BEGIN TASK INPUTS
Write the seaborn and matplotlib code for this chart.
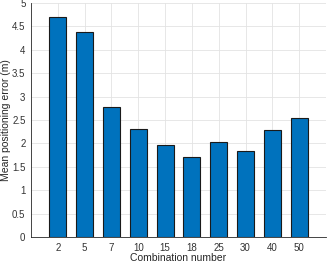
END TASK INPUTS
BEGIN TASK INPUTS
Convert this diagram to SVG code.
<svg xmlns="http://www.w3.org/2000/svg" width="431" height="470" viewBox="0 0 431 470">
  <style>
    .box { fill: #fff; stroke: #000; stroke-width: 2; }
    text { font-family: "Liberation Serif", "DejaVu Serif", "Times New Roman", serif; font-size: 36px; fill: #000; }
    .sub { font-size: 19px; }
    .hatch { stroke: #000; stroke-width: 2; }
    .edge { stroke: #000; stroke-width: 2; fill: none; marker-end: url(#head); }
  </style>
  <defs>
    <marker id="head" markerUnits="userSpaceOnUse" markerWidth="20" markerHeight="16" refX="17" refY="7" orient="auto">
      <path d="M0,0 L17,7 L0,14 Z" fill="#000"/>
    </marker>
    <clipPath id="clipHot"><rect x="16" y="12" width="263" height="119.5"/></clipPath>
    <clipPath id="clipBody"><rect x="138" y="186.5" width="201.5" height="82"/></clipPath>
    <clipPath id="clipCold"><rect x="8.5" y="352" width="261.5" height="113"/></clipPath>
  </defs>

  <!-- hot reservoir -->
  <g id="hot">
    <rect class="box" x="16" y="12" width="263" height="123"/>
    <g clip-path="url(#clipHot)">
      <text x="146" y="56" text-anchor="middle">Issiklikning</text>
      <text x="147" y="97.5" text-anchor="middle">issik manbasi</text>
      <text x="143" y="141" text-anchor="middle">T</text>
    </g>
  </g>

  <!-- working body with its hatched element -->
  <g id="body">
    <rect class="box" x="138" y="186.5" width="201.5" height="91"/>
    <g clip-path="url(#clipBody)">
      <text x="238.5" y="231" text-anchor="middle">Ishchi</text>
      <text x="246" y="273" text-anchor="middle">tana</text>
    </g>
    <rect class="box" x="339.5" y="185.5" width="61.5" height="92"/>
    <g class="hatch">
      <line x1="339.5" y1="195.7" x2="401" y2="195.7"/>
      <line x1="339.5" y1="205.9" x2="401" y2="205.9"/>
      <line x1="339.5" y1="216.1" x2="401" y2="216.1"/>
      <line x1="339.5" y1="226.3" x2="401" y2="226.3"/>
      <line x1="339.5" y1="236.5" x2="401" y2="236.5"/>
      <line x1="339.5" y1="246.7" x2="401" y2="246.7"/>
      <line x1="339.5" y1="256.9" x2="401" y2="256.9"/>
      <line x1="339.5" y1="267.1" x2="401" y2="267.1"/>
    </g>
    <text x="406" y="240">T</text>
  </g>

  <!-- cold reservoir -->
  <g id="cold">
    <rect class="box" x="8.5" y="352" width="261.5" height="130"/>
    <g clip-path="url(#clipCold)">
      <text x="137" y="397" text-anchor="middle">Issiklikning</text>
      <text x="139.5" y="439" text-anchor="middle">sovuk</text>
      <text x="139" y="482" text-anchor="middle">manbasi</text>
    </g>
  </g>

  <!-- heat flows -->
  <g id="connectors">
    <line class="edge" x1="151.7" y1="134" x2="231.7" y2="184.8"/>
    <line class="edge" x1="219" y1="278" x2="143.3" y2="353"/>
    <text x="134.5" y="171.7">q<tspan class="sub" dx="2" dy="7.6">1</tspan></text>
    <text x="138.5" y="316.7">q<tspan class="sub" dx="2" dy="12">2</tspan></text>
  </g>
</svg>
END TASK INPUTS
(REQUIREMENT) From the records above, work out how many lines contain the string "this". Give only the number.

(CORRECT ANSWER) 2